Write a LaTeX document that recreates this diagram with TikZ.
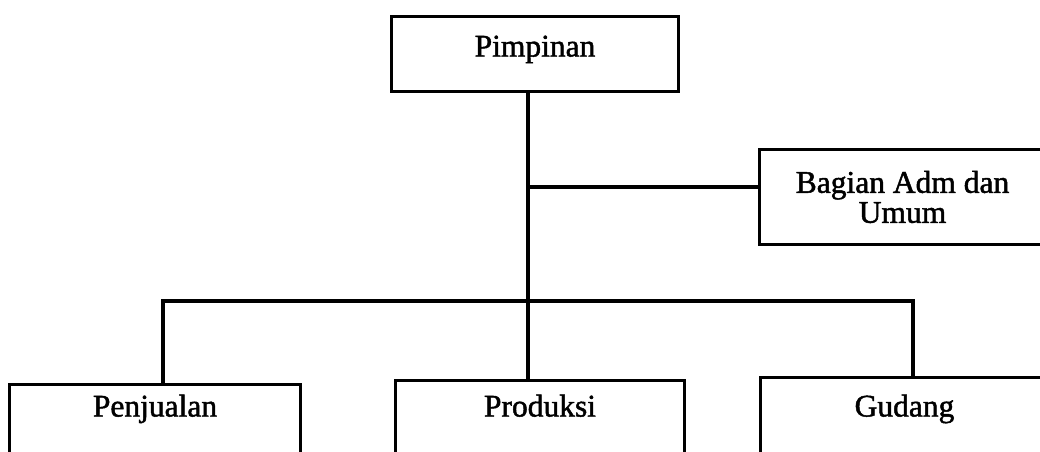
\documentclass[tikz,border=0pt]{standalone}
\usepackage{fontspec}
\setmainfont{Liberation Serif}
\newfontfamily\scanfont[FakeBold=1.5]{Liberation Serif}
\begin{document}
\begin{tikzpicture}[x=1pt,y=-1pt,
  orgbox/.style={draw, line width=3pt, rectangle, align=center, inner sep=0pt,
    font=\scanfont\fontsize{31.5}{30}\selectfont},
  cutbox/.style={orgbox, anchor=north west, text depth=70pt},
  conn/.style={line width=3.2pt}]
\useasboundingbox (0,0) rectangle (1040,451);
\clip (0,0) rectangle (1040,451);
\node[orgbox, anchor=north west, minimum width=287pt, text height=40pt, text depth=35pt] (pim) at (390,15) {Pimpinan};
\node[orgbox, anchor=north west, minimum width=286pt, minimum height=95pt] (adm) at (758,148) {Bagian Adm dan\\Umum};
\node[cutbox, minimum width=291pt, text height=32pt] (pen) at (8,383) {Penjualan};
\node[cutbox, minimum width=289pt, text height=36pt] (pro) at (394,379) {Produksi};
\node[cutbox, minimum width=288pt, text height=39pt] (gud) at (759,376) {Gudang};
\coordinate (j1) at (528,187);
\coordinate (jl) at (163,301);
\coordinate (jr) at (913,301);
\draw[conn] (j1 |- pim.south) -- (j1 |- pro.north);
\draw[conn] (j1) -- (adm.west |- j1);
\draw[conn] (jl |- pen.north) -- (jl) -- (jr) -- (jr |- gud.north);
\end{tikzpicture}
\end{document}
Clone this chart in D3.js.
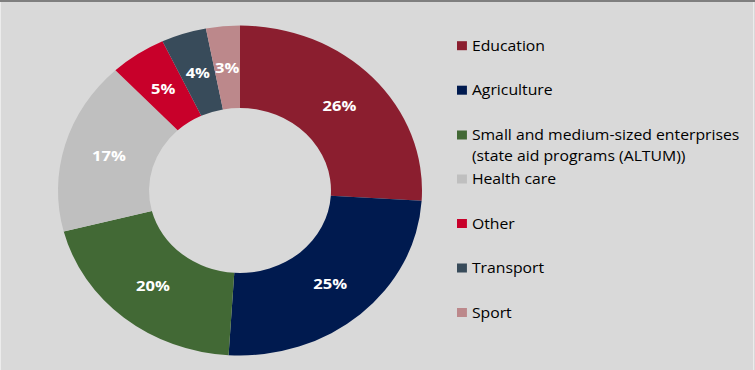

━━━━━━━━━━━━━━━━

> **Given task**
Your task is an exact transcription of all the data, minus the pictures.

> **Output for this task**
Write a LaTeX document that recreates this diagram with TikZ.
\documentclass[tikz,border=0pt]{standalone}
\usepackage{fontspec}
\setmainfont{Liberation Serif}
\newfontfamily\scanfont[FakeBold=1.5]{Liberation Serif}
\begin{document}
\begin{tikzpicture}[x=1pt,y=-1pt,
  orgbox/.style={draw, line width=3pt, rectangle, align=center, inner sep=0pt,
    font=\scanfont\fontsize{31.5}{30}\selectfont},
  cutbox/.style={orgbox, anchor=north west, text depth=70pt},
  conn/.style={line width=3.2pt}]
\useasboundingbox (0,0) rectangle (1040,451);
\clip (0,0) rectangle (1040,451);
\node[orgbox, anchor=north west, minimum width=287pt, text height=40pt, text depth=35pt] (pim) at (390,15) {Pimpinan};
\node[orgbox, anchor=north west, minimum width=286pt, minimum height=95pt] (adm) at (758,148) {Bagian Adm dan\\Umum};
\node[cutbox, minimum width=291pt, text height=32pt] (pen) at (8,383) {Penjualan};
\node[cutbox, minimum width=289pt, text height=36pt] (pro) at (394,379) {Produksi};
\node[cutbox, minimum width=288pt, text height=39pt] (gud) at (759,376) {Gudang};
\coordinate (j1) at (528,187);
\coordinate (jl) at (163,301);
\coordinate (jr) at (913,301);
\draw[conn] (j1 |- pim.south) -- (j1 |- pro.north);
\draw[conn] (j1) -- (adm.west |- j1);
\draw[conn] (jl |- pen.north) -- (jl) -- (jr) -- (jr |- gud.north);
\end{tikzpicture}
\end{document}
Clone this chart in D3.js.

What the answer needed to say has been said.